- Task details
Can you return, unchanged, the lines from the one that contains "Rebuild this diagram" to the last line, with the pictures left out?

- Record excerpts

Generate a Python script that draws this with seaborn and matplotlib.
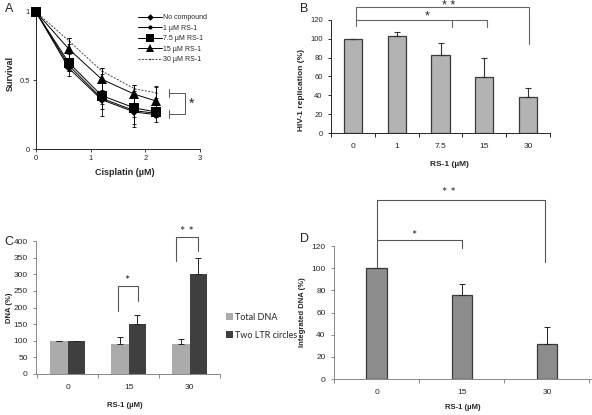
import matplotlib
matplotlib.use("Agg")
import matplotlib.pyplot as plt
import numpy as np
import pandas as pd
import seaborn as sns

# ---- panel A: survival vs cisplatin ----
cisplatin = [0, 0.6, 1.2, 1.8, 2.2]
surv_labels = ["No compound", "1 µM RS-1", "7.5 µM RS-1", "15 µM RS-1", "30 µM RS-1"]
surv_none = [1, 0.59, 0.36, 0.27, 0.25]
surv_1 = [1, 0.61, 0.37, 0.28, 0.26]
surv_75 = [1, 0.63, 0.39, 0.30, 0.27]
surv_15 = [1, 0.73, 0.51, 0.40, 0.35]
surv_30 = [1, 0.79, 0.57, 0.44, 0.41]
err_none = [0, 0.06, 0.12, 0.11, 0.05]
err_1 = [0, 0.04, 0.04, 0.05, 0.03]
err_75 = [0, 0.06, 0.10, 0.12, 0.04]
err_15 = [0, 0.08, 0.08, 0.07, 0.11]
err_30 = [0, 0.02, 0.02, 0.03, 0.04]

# ---- panel B: HIV-1 replication ----
rs1_b = ["0", "1", "7.5", "15", "30"]
hiv_rep = [100, 103, 83, 59, 38]
hiv_err = [0, 4.5, 13, 20.5, 9.5]

# ---- panel C: total DNA / 2-LTR circles ----
rs1_cd = ["0", "15", "30"]
dna_series = ["Total DNA", "Two LTR circles"]
total_dna = [100, 90, 90]
total_err = [0, 20, 14]
ltr_dna = [100, 149, 300]
ltr_err = [0, 28, 50]

# ---- panel D: integrated DNA ----
integrated = [100, 76, 32]
integrated_err = [0, 10, 15]

sns.set_style("ticks")
plt.rcParams["font.family"] = ["Liberation Sans", "DejaVu Sans"]

W, H = 592, 415
fig = plt.figure(figsize=(W / 100, H / 100), dpi=100)


def box(x0, x1, ytop, ybot):
    # pixel box -> figure fraction
    return [x0 / W, 1 - ybot / H, (x1 - x0) / W, (ybot - ytop) / H]


axA = fig.add_axes(box(36, 200, 12, 149))
axB = fig.add_axes(box(331, 550, 20, 133))
axC = fig.add_axes(box(36, 220, 241, 374))
axD = fig.add_axes(box(334, 592, 246, 379))

# ---------- A ----------
series = [surv_none, surv_1, surv_75, surv_15, surv_30]
errs = [err_none, err_1, err_75, err_15, err_30]
markers = ["D", "o", "s", "^", "."]
msizes = [4, 3.5, 7, 7, 3]
styles = ["-", "-", "-", "-", (0, (2, 1.5))]
colors = ["black", "black", "black", "black", "#444444"]
zorders = [3, 3, 5, 4, 2]
for lab, vals, er, mk, ms, ls, c, z in zip(surv_labels, series, errs, markers, msizes,
                                           styles, colors, zorders):
    sns.lineplot(x=cisplatin, y=vals, ax=axA, color=c, marker=mk, markersize=ms,
                 linestyle=ls, linewidth=0.7, label=lab, markeredgewidth=0, zorder=z,
                 clip_on=False)
    axA.errorbar(cisplatin, vals, yerr=er, fmt="none", ecolor="black", elinewidth=0.6,
                 capsize=1.5, capthick=0.6, zorder=z)
axA.set_xlim(0, 3)
axA.set_ylim(0, 1)
axA.set_xticks([0, 1, 2, 3])
axA.set_yticks([0, 0.5, 1])
axA.set_yticklabels(["0", "0.5", "1"])
axA.tick_params(labelsize=5.5, length=2.5, width=0.6, pad=2)
for s in ["top", "right"]:
    axA.spines[s].set_visible(False)
for s in ["left", "bottom"]:
    axA.spines[s].set_linewidth(0.7)
axA.set_xlabel("Cisplatin (µM)", fontsize=6.5, fontweight="bold")
axA.set_ylabel("Survival", fontsize=6.5, fontweight="bold")
axA.xaxis.set_label_coords(0.54, -0.14)
axA.yaxis.set_label_coords(-0.13, 0.55)
axA.legend(loc="upper left", bbox_to_anchor=(0.59, 1.02), frameon=False, fontsize=5,
           handlelength=3.5, handletextpad=0.1, labelspacing=0.5, borderpad=0.2,
           markerscale=0.85)
# significance bracket
kw = dict(color="#555555", lw=0.7, clip_on=False)
axA.plot([2.43, 2.72, 2.72, 2.43], [0.41, 0.41, 0.255, 0.255], **kw)
axA.plot([2.43, 2.43], [0.38, 0.44], **kw)
axA.plot([2.43, 2.43], [0.225, 0.285], **kw)
axA.text(2.84, 0.33, "*", fontsize=10, ha="center", va="center", clip_on=False)

# ---------- B ----------
dfB = pd.DataFrame({"rs1": rs1_b, "rep": hiv_rep})
sns.barplot(data=dfB, x="rs1", y="rep", ax=axB, color="#b3b3b3", edgecolor="#3a3a3a",
            linewidth=0.9, width=0.42, errorbar=None, saturation=1)
xb = np.arange(len(rs1_b))
axB.errorbar(xb, hiv_rep, yerr=[np.zeros(len(hiv_err)), hiv_err], fmt="none",
             ecolor="#333333", elinewidth=0.8, capsize=2, capthick=0.8)
axB.set_xlim(-0.5, 4.5)
axB.set_ylim(0, 120)
axB.set_yticks(range(0, 121, 20))
axB.set_xticks(np.arange(-0.5, 5, 1), minor=True)
axB.tick_params(axis="x", which="major", length=0, pad=7)
axB.tick_params(axis="x", which="minor", length=3, width=0.7)
axB.tick_params(axis="y", length=2.5, width=0.7)
axB.tick_params(labelsize=6)
for lab in axB.get_yticklabels():
    lab.set_fontsize(5.5)
for s in ["top", "right"]:
    axB.spines[s].set_visible(False)
for s in ["left", "bottom"]:
    axB.spines[s].set_linewidth(0.7)
axB.set_xlabel("RS-1 (µM)", fontsize=6, fontweight="bold")
axB.set_ylabel("HIV-1 replication (%)", fontsize=6, fontweight="bold")
axB.xaxis.set_label_coords(0.54, -0.25)
axB.yaxis.set_label_coords(-0.12, 0.38)
kw = dict(color="#666666", lw=0.8, clip_on=False)
axB.plot([0.08, 0.08, 4.03, 4.03], [114, 134, 134, 95], **kw)
axB.plot([0.08, 3.07, 3.07], [120, 120, 113], **kw)
axB.plot([2.26, 2.26], [120, 113], **kw)
axB.text(1.7, 124, "*", fontsize=9, ha="center", va="center", clip_on=False)
axB.text(2.18, 135, "* *", fontsize=9, ha="center", va="center", clip_on=False)

# ---------- C ----------
plt.rcParams["font.family"] = ["Lato", "DejaVu Sans"]
dfC = pd.DataFrame({
    "rs1": rs1_cd * 2,
    "val": total_dna + ltr_dna,
    "kind": [dna_series[0]] * 3 + [dna_series[1]] * 3,
})
sns.barplot(data=dfC, x="rs1", y="val", hue="kind", ax=axC, width=0.57,
            palette=["#ababab", "#3f3f3f"], errorbar=None, saturation=1,
            edgecolor="none")
xc = np.arange(len(rs1_cd))
off = 0.57 / 4
axC.errorbar(xc - off, total_dna, yerr=[np.zeros(3), total_err], fmt="none",
             ecolor="#222222", elinewidth=0.7, capsize=2, capthick=0.7)
axC.errorbar(xc + off, ltr_dna, yerr=[np.zeros(3), ltr_err], fmt="none",
             ecolor="#222222", elinewidth=0.7, capsize=2, capthick=0.7)
axC.set_xlim(-0.52, 2.5)
axC.set_ylim(0, 400)
axC.set_yticks(range(0, 401, 50))
axC.set_xticks(np.arange(-0.5, 3, 1), minor=True)
axC.tick_params(axis="x", which="major", length=0, pad=7)
axC.tick_params(axis="x", which="minor", length=3, width=0.7, color="#888888")
axC.tick_params(axis="y", length=2.5, width=0.7, color="#888888")
axC.tick_params(labelsize=6)
for s in ["top", "right"]:
    axC.spines[s].set_visible(False)
for s in ["left", "bottom"]:
    axC.spines[s].set_color("#888888")
    axC.spines[s].set_linewidth(0.7)
axC.set_xlabel("RS-1 (µM)", fontsize=5.5, fontweight="bold")
axC.set_ylabel("DNA (%)", fontsize=5.5, fontweight="bold")
axC.xaxis.set_label_coords(0.48, -0.21)
axC.yaxis.set_label_coords(-0.125, 0.5)
axC.legend(loc="center left", bbox_to_anchor=(0.99, 0.36), frameon=False, fontsize=6.5,
           handlelength=0.7, handleheight=0.7, handletextpad=0.3, labelspacing=1.0)
kw = dict(color="#555555", lw=0.8, clip_on=False)
axC.plot([0.82, 0.82, 1.16, 1.16], [190, 265, 265, 219], **kw)
axC.plot([1.78, 1.78, 2.14, 2.14], [339, 412, 412, 369], **kw)
axC.text(0.97, 280, "*", fontsize=9, ha="center", va="center", clip_on=False)
axC.text(1.96, 428, "* *", fontsize=9, ha="center", va="center", clip_on=False)

# ---------- D ----------
dfD = pd.DataFrame({"rs1": rs1_cd, "val": integrated})
sns.barplot(data=dfD, x="rs1", y="val", ax=axD, color="#8c8c8c", edgecolor="#3a3a3a",
            linewidth=0.9, width=0.24, errorbar=None, saturation=1)
axD.errorbar(xc, integrated, yerr=[np.zeros(3), integrated_err], fmt="none",
             ecolor="#222222", elinewidth=0.7, capsize=2, capthick=0.7)
axD.set_xlim(-0.49, 2.53)
axD.set_ylim(0, 120)
axD.set_yticks(range(0, 121, 20))
axD.set_xticks(np.arange(-0.5, 3, 1), minor=True)
axD.tick_params(axis="x", which="major", length=0, pad=7)
axD.tick_params(axis="x", which="minor", length=3, width=0.7, color="#888888")
axD.tick_params(axis="y", length=2.5, width=0.7, color="#888888")
axD.tick_params(labelsize=6)
for s in ["top", "right"]:
    axD.spines[s].set_visible(False)
for s in ["left", "bottom"]:
    axD.spines[s].set_color("#888888")
    axD.spines[s].set_linewidth(0.7)
axD.set_xlabel("RS-1 (µM)", fontsize=5.5, fontweight="bold")
axD.set_ylabel("Integrated DNA (%)", fontsize=5.5, fontweight="bold")
axD.xaxis.set_label_coords(0.5, -0.19)
axD.yaxis.set_label_coords(-0.11, 0.5)
kw = dict(color="#555555", lw=0.8, clip_on=False)
axD.plot([0.01, 0.01, 1.98, 1.98], [100, 161.5, 161.5, 105.6], **kw)
axD.plot([0.01, 1.0, 1.0], [125.4, 125.4, 118.5], **kw)
axD.text(0.44, 129, "*", fontsize=9, ha="center", va="center", clip_on=False)
axD.text(0.85, 168, "* *", fontsize=9, ha="center", va="center", clip_on=False)

# panel letters
for lab, x, y in [("A", 5, 9), ("B", 300, 9), ("C", 4, 242), ("D", 300, 239)]:
    fig.text(x / W, 1 - y / H, lab, fontsize=9, ha="left", va="center",
             family=["Liberation Sans", "DejaVu Sans"])

fig.savefig("out.png", dpi=100)
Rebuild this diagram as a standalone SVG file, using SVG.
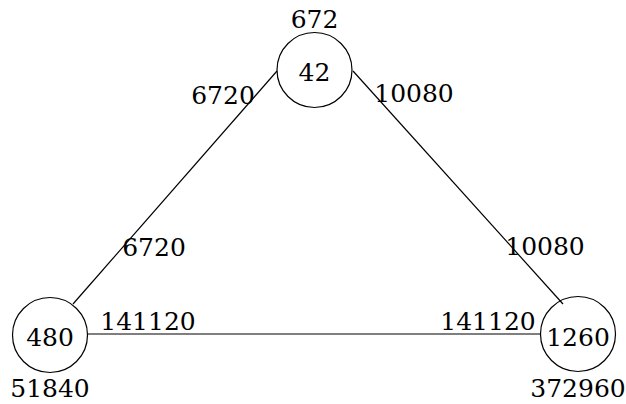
<svg xmlns="http://www.w3.org/2000/svg" width="626" height="404" viewBox="0 0 626 404">
<style>
.n{fill:none;stroke:#000;stroke-width:1.2}
.e{stroke:#000;stroke-width:1.2;fill:none}
.t{font-family:'DejaVu Serif',serif;font-size:25px;fill:#000;text-anchor:middle}
</style>
<rect width="626" height="404" fill="#fff"/>
<g id="connectors">
<line class="e" x1="73" y1="304" x2="277" y2="71"/>
<line class="e" x1="353" y1="71" x2="563" y2="304"/>
<line class="e" x1="88" y1="334" x2="541" y2="334"/>
<text class="t" x="223" y="104">6720</text>
<text class="t" x="154" y="256">6720</text>
<text class="t" x="414" y="102">10080</text>
<text class="t" x="545" y="255">10080</text>
<text class="t" x="148" y="330">141120</text>
<text class="t" x="488" y="330">141120</text>
</g>
<g id="n42">
<circle class="n" cx="314.5" cy="70" r="37.5"/>
<text class="t" x="314.5" y="81">42</text>
<text class="t" x="314.5" y="28">672</text>
</g>
<g id="n480">
<circle class="n" cx="50" cy="335" r="37.5"/>
<text class="t" x="50" y="346">480</text>
<text class="t" x="50" y="397">51840</text>
</g>
<g id="n1260">
<circle class="n" cx="578" cy="334" r="37.5"/>
<text class="t" x="578" y="346">1260</text>
<text class="t" x="578" y="397">372960</text>
</g>
</svg>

- Final result
Rebuild this diagram as a standalone SVG file, using SVG.
<svg xmlns="http://www.w3.org/2000/svg" width="626" height="404" viewBox="0 0 626 404">
<style>
.n{fill:none;stroke:#000;stroke-width:1.2}
.e{stroke:#000;stroke-width:1.2;fill:none}
.t{font-family:'DejaVu Serif',serif;font-size:25px;fill:#000;text-anchor:middle}
</style>
<rect width="626" height="404" fill="#fff"/>
<g id="connectors">
<line class="e" x1="73" y1="304" x2="277" y2="71"/>
<line class="e" x1="353" y1="71" x2="563" y2="304"/>
<line class="e" x1="88" y1="334" x2="541" y2="334"/>
<text class="t" x="223" y="104">6720</text>
<text class="t" x="154" y="256">6720</text>
<text class="t" x="414" y="102">10080</text>
<text class="t" x="545" y="255">10080</text>
<text class="t" x="148" y="330">141120</text>
<text class="t" x="488" y="330">141120</text>
</g>
<g id="n42">
<circle class="n" cx="314.5" cy="70" r="37.5"/>
<text class="t" x="314.5" y="81">42</text>
<text class="t" x="314.5" y="28">672</text>
</g>
<g id="n480">
<circle class="n" cx="50" cy="335" r="37.5"/>
<text class="t" x="50" y="346">480</text>
<text class="t" x="50" y="397">51840</text>
</g>
<g id="n1260">
<circle class="n" cx="578" cy="334" r="37.5"/>
<text class="t" x="578" y="346">1260</text>
<text class="t" x="578" y="397">372960</text>
</g>
</svg>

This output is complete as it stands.